Look, I’m pretty sure someone is going to notice we’re stuck in here.  Might as well just sit and wait it out.
No dude!  I’m freaking out!  I can’t stand being restrained in small places. 

So you’re claustrophobic…too bad I’m not a hot girl who could take your mind off that….haha.

(Brian just looks at Connor)

Um…sorry not funny.
We’re never going to get out of here!  What if the elevator crashes!  What if the lights completely turn off.  What if a demon did this to possess us and kill us.
Okay man, let’s be realistic here.  I thought you were the smart one.
You’re right.  We’ll most likely die from lack of oxygen, if not from starvation.  I calculate, considering the volume of the elevator and how much oxygen was let in between the time it opened and time you came back from returning the keys.  You definitely saved us a few hours or so….we also have to consider the rate of which the oxygen is being consumed keeping in mind the large quantity I consumed from my mini panic attack.
Dude!  I think it’s time for you to shut up!  We’re not gonna’ die!

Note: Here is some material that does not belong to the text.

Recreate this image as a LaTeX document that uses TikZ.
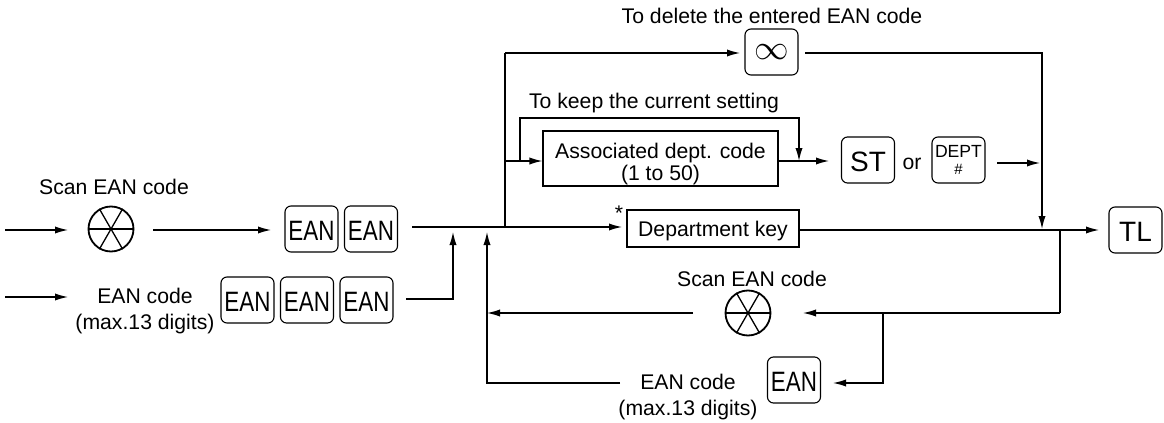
\documentclass[tikz,border=0pt]{standalone}
\usepackage{fontspec}
\setmainfont{Liberation Sans}
\usepackage{amsmath}
\usepackage{amssymb}
\usepackage{tikz}
\usetikzlibrary{arrows.meta}
\tikzset{
  flow/.style={line width=.65pt,-{Latex[length=6.5pt,width=3.6pt]}},
  wire/.style={line width=.65pt},
  keycap/.style={draw,line width=.55pt,rounded corners=3pt,minimum width=26.5pt,minimum height=23pt,inner sep=0pt},
  keytext/.style={keycap,font=\fontsize{14}{14}\selectfont,text height=11.5pt,text depth=0pt},
  codebox/.style={draw,line width=.55pt,inner sep=0pt,align=center,font=\fontsize{10.6}{11}\selectfont},
  caption/.style={inner sep=0pt,align=center,font=\fontsize{10.6}{13}\selectfont},
  scanner/.style={draw,circle,line width=.9pt,minimum size=22.5pt,inner sep=0pt},
}
\newcommand{\eankey}{\scalebox{.8}[1]{EAN}}
\newcommand{\scanspokes}[1]{
  \foreach \ang in {0,60,120} {
    \pgfmathsetmacro{\opp}{\ang+180}
    \draw[line width=.65pt] (#1.\ang) -- (#1.\opp);
  }
}
\begin{document}
\begin{tikzpicture}[x=.5pt,y=-.5pt]
  \useasboundingbox (0,0) rectangle (1164,423);

  \node[caption] (cdelete) at (772,16) {To delete the entered EAN code};
  \node[caption] (ckeep) at (654,103) {To keep the current setting};
  \node[caption] (cscana) at (114,187) {Scan EAN code};
  \node[caption] (cscanb) at (752,279) {Scan EAN code};
  \node[caption] (ccodea) at (145,311) {EAN code\\(max.13 digits)};
  \node[caption] (ccodeb) at (688,397) {EAN code\\(max.13 digits)};
  \node[caption] (cor) at (912,164) {or};
  \node[caption] (cstar) at (619,213) {*};

  \node[keycap,font=\fontsize{17}{17}\selectfont] (kclear) at (771.5,52) {$\infty$};
  \node[keytext] (kst) at (868,160) {ST};
  \node[keycap,align=center] (kdept) at (958.5,160) {\fontsize{8.8}{10}\selectfont DEPT\\[-3.5pt]\fontsize{7.5}{7.5}\selectfont\#};
  \node[keytext] (ktl) at (1135.5,230) {TL};
  \node[keytext] (kean1) at (311.5,229) {\eankey};
  \node[keytext] (kean2) at (371,229) {\eankey};
  \node[keytext] (kean3) at (247.5,300) {\eankey};
  \node[keytext] (kean4) at (307,300) {\eankey};
  \node[keytext] (kean5) at (366.5,300) {\eankey};
  \node[keytext] (kean6) at (794,380) {\eankey};

  \node[codebox,minimum width=117.5pt,minimum height=27.5pt] (bassoc) at (660.5,158.5) {\rule{0pt}{12.7pt}Associated dept. code\\(1 to 50)};
  \node[codebox,minimum width=86pt,minimum height=18.5pt] (bdept) at (713,228.5) {\rule{0pt}{10pt}Department key};

  \node[scanner] (sfirst) at (111,229) {};
  \node[scanner] (ssecond) at (748,313) {};
  \scanspokes{sfirst}
  \scanspokes{ssecond}

  \coordinate (astart) at (5,230);
  \coordinate (aend) at (68,230);
  \coordinate (aout) at (153,230);
  \coordinate (ain) at (271,230);
  \coordinate (bstart) at (5,297);
  \coordinate (bend) at (68,297);
  \coordinate (bout) at (406,299);
  \coordinate (bup) at (453,299);
  \coordinate (btip) at (453,232);
  \coordinate (mstart) at (412,227);
  \coordinate (mtip) at (622,227);
  \coordinate (branch) at (505,227);
  \coordinate (top) at (505,53);
  \coordinate (clearin) at (740,53);
  \coordinate (clearout) at (805,53);
  \coordinate (drop) at (1042,53);
  \coordinate (droptip) at (1042,229);
  \coordinate (associn) at (505,161);
  \coordinate (loopa) at (520,161);
  \coordinate (loopb) at (520,118);
  \coordinate (loopc) at (799,118);
  \coordinate (loopd) at (799,161);
  \coordinate (assocout) at (829,161);
  \coordinate (deptout) at (997,163);
  \coordinate (deptin) at (1040,163);
  \coordinate (tlfrom) at (799,230);
  \coordinate (tlin) at (1099,230);
  \coordinate (back) at (1060,230);
  \coordinate (backa) at (1060,313);
  \coordinate (backb) at (883,313);
  \coordinate (backc) at (883,383);
  \coordinate (scanin) at (803,313);
  \coordinate (scanout) at (693,313);
  \coordinate (returnb) at (487,313);
  \coordinate (codein) at (833,383);
  \coordinate (codeout) at (620,383);
  \coordinate (returna) at (487,383);
  \coordinate (returntip) at (487,232);

  \draw[flow] (astart) -- (aend);
  \draw[flow] (aout) -- (ain);
  \draw[flow] (bstart) -- (bend);
  \draw[flow] (bout) -- (bup) -- (btip);
  \draw[flow] (mstart) -- (mtip);
  \draw[wire] (branch) -- (top);
  \draw[flow] (top) -- (clearin);
  \draw[flow] (clearout) -- (drop) -- (droptip);
  \draw[flow] (associn) -- (bassoc.west |- associn);
  \draw[flow] (loopa) -- (loopb) -- (loopc) -- (loopd);
  \draw[flow] (bassoc.east |- assocout) -- (assocout);
  \draw[flow] (deptout) -- (deptin);
  \draw[flow] (tlfrom) -- (tlin);
  \draw[wire] (back) -- (backa);
  \draw[flow] (backa) -- (scanin);
  \draw[flow] (scanout) -- (returnb);
  \draw[flow] (backb) -- (backc) -- (codein);
  \draw[flow] (codeout) -- (returna) -- (returntip);
\end{tikzpicture}
\end{document}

Faced with these choices, the girls began to get confused about how to continue their discussion. When they reach an impasse like this, we usually ask them to work individually.  Given time to review all of the writing by themselves and reflect on how to integrate it in a way that allowed the scene to flow according their vision, they calmed them down and avoided controversy.  They busily got to work underlining and circling lines they liked and made notes indicating how to incorporate them into the script.  They left the workshop pleased with their decisions.

When they see the scene again next, it will combine as many of the segments they have selected as possible. Between now and then, we’ll compile the girls’ requests and organize them as best we can into a single, coherent scene.  That will still need work.  There will be gaps. Other problems will come to light during rehearsal.  But, it will be a real scene about complex characters that can be revised.  And, this difficult passage through our collaborative process will be finished, until, that is, it’s time to piece together Scene 2.